• [gentoo-dev] Policy on conditional patching

    From Thomas Bracht Laumann Jespersen@21:1/5 to All on Mon Mar 28 13:10:01 2022
    Hi!

    I've been working on a new section in the devmanual regarding conditional patching. In a PR [0] Sam suggested adding a section to clarify that conditional
    patching should be avoided, because it can quickly become a maintenance and testing burden.

    The devmanual PR is here: [1]

    Ulrich points out that conditional patching is actually suggested elsewhere, and
    that actively discouraging conditional patching is a policy change, which should
    be brought up on this list. So this is what I'm doing now. He also pointed out a
    comment in eutils.eclass re [2] (the comment now lives in epatch.eclass).
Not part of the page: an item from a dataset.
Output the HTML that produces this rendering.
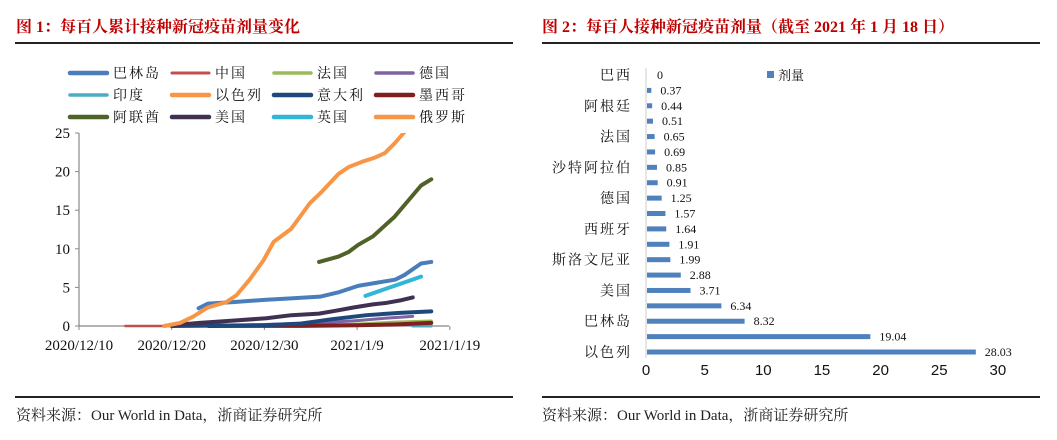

    The overall policy (proposal, I guess) is something like:

    * Patches should be written such that they affect behaviour correctly based on
    e.g. build time definitions or config options, rather than USE flags
    directly.

    * They should be applied unconditionally, so that, for version bumps and other
    development happening with a package, any failure to apply the patch will be
    caught by the developer.

    * Patching is ideally only done to make the package in question build properly,
    and should not be done to modify the runtime behaviour of the package. (This
    is what USE flags and configuration options of the package are for.)

    Sam made a specific point re musl: "for e.g. musl patches, we want a portable fix, not a hack which is only applied for musl"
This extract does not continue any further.